Note: This is a sample of the Parents Guide in Hollow Faith: How Andy Griffith, Facebook, and the American Dream neutered the Gospel
It is a commonly held belief that teenagers think they are the center of the universe. It is a common practice that teenagers act like they are the center of the universe. For all intents and purposes our students live life like there is no one else besides themselves.
Our youth practice what I call the “two weeks five feet” rule. This means that not only do they believe that they are the center of the universe but that their universe has a very small orbit. Commonly this fleshes itself out that they can only see two weeks out and what is happening in a five foot radius.
Because of this phenomenon, it is very difficult for youth to see the greater picture of the world around them as well as how God is working and calling them to work in that world.
Our youth, like ourselves have the natural inclination to turn inwards.
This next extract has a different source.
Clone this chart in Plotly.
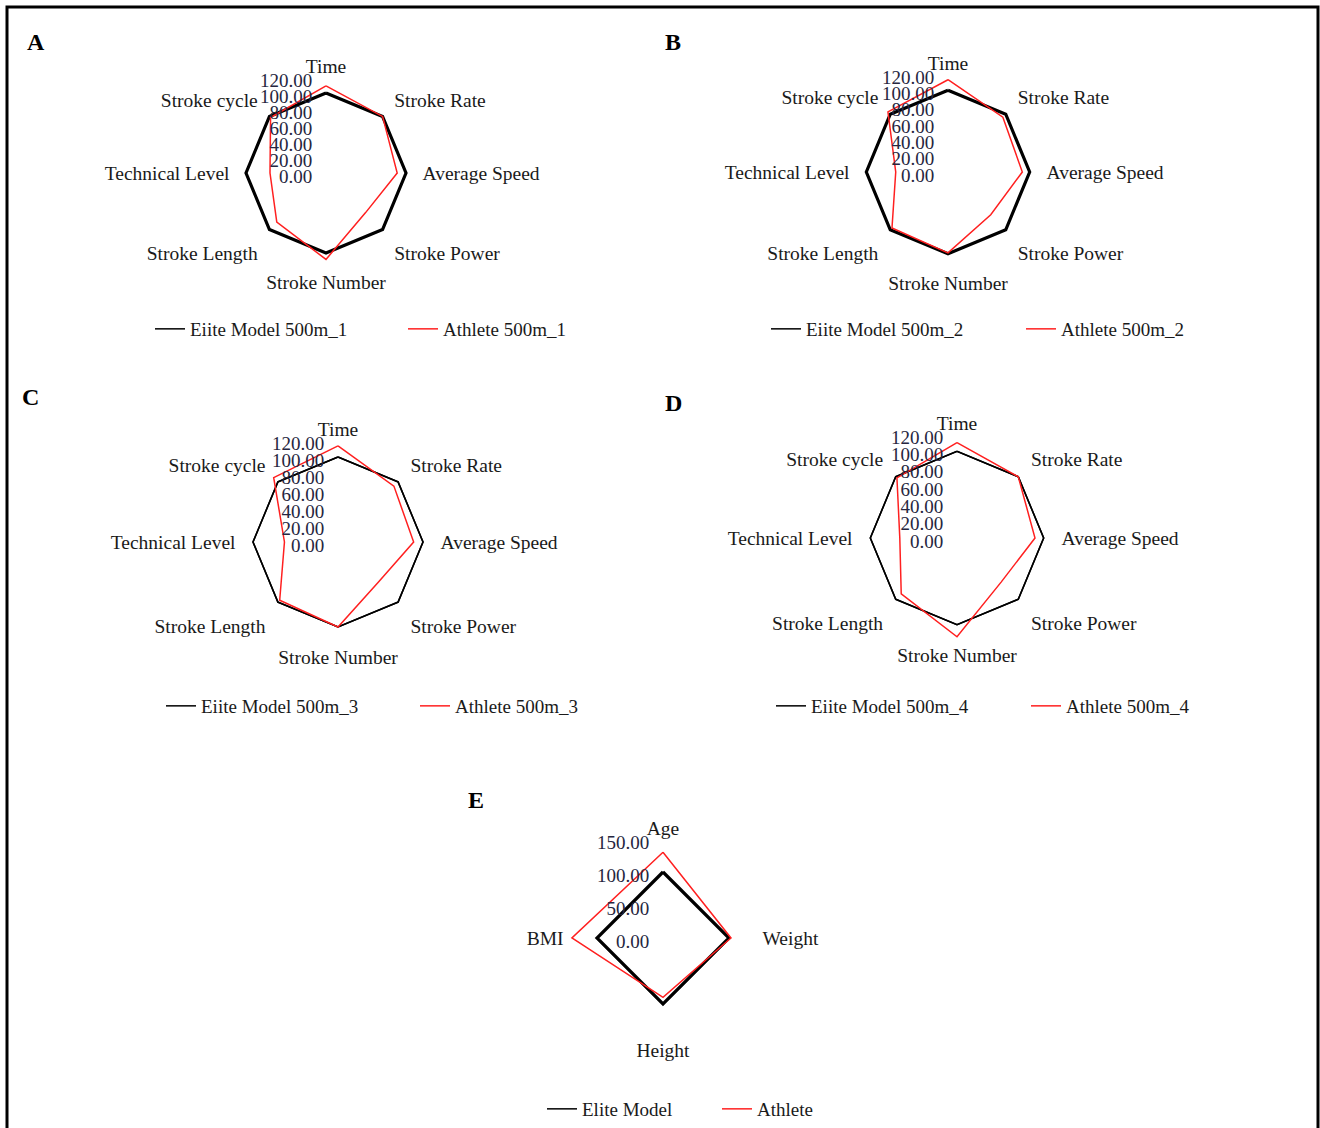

The difference in youth and their adult counterparts is that adults have responsibilities that force them beyond themselves (more often than youth do). Things like paying bills, working in an office or a factory, taking care of children, etc. cause adults to have to live beyond themselves to varying degrees. Most youth are really just learning to take care of themselves at certain levels. For many parents if a teenager picks up her room, does his homework and is reasonably clean they consider their teen to be a responsible teenager. Often parents feel, rightfully so, that the job of parenting is so overwhelming and takes so much time and energy that our focus is solely on getting them to be self-sufficient. The problem with this line of thinking is that we are not preparing our teens for a life that does anything but take care of themselves. This is not the life that God has called any of us to, adults or youth. We have a responsibility to our youth to make sure that we not only tell them that they are not the center of the universe but we also have to act towards and treat them like that as well. When we pull them out of that understanding and help them to see that God has called to something so much bigger, a life of love, sacrifice, helping others and following God closely. When this awareness happens they not only realize their place in the world but they are enabled to live fully into that place and stop saying living a life of “me, me, me!”
I think this is one of the easiest things to talk to parents about. The majority of parents I talk to are completely overwhelmed with their kids sports, school, homework, extracurricular activities, etc. The kids’ lives tell them it is all about them. Their school’s, coaches’ and instructors’ requirements are telling them the same thing. There is a demand on family’s time like never before. I am sure this subject will not have to be explained to very many parents. I imagine many of them are already talking to you about this pretty regularly. This intense focus on our kids by these entities, and often by parents, helps perpetuate this five feet two week world.
Sit down as a family and ask the question, “What prioritizes and consumes the majority of our ‘family time?’ This means the non-work, non-school times (i.e. after 6:00 p.m. on weekdays and what we do on the weekends.)” As you do list activities, the most helpful way to think about it is in terms of seasons. If you make a list in three month periods it will not only make more sense but will be much more manageable. One of the easiest ways to make a list like this is to give everyone a different color marker and a paper calendar, and write and mark down everything from practices to recitals to business dinners. You’ll have a visual representation of what things and which members of the family are consuming the majority of the family’s time.
Once you have done this exercise look at the calendar as a family and decide a few things:
When are the really busy times in the year? You will usually find that early fall and late spring are the busiest seasons.
What are things you can cut out? Is there an overly busy person?
Look at the times where the calendar is not as busy and think about some family priorities during these times.
Use this time to purge and take away things from your calendar. It will be difficult at first but you need to make sure to take away enough to calm the schedule but also to be able to add some things that are outside the realm of “me.”
Finally, decide as a family how you are going to use your newly balanced schedules to go outside yourselves. How are you going to help others, be involved in your community, take Sabbath, prioritize family worship times, do a family mission trip instead of a vacation, clean up a neighborhood. The possibilities are endless. Make sure that these are not token excursions but that they are decided upon by the family, regularly scheduled and prioritized like the baseball practice or piano lessons. Constantly remind the youth that the family is not doing this as an add-on. Help them understand that sports, homework and extracurricular activities are the add-ons and therefore receive less priority. Thinking in the prioritizing manner is a huge conceptual shift. Make sure to take it slowly; it’s a long process. What you are doing now, intentional family time and helping others is a central part to your family. Work to develop and ingrain that sense into your teens’ understanding of family and personal time management.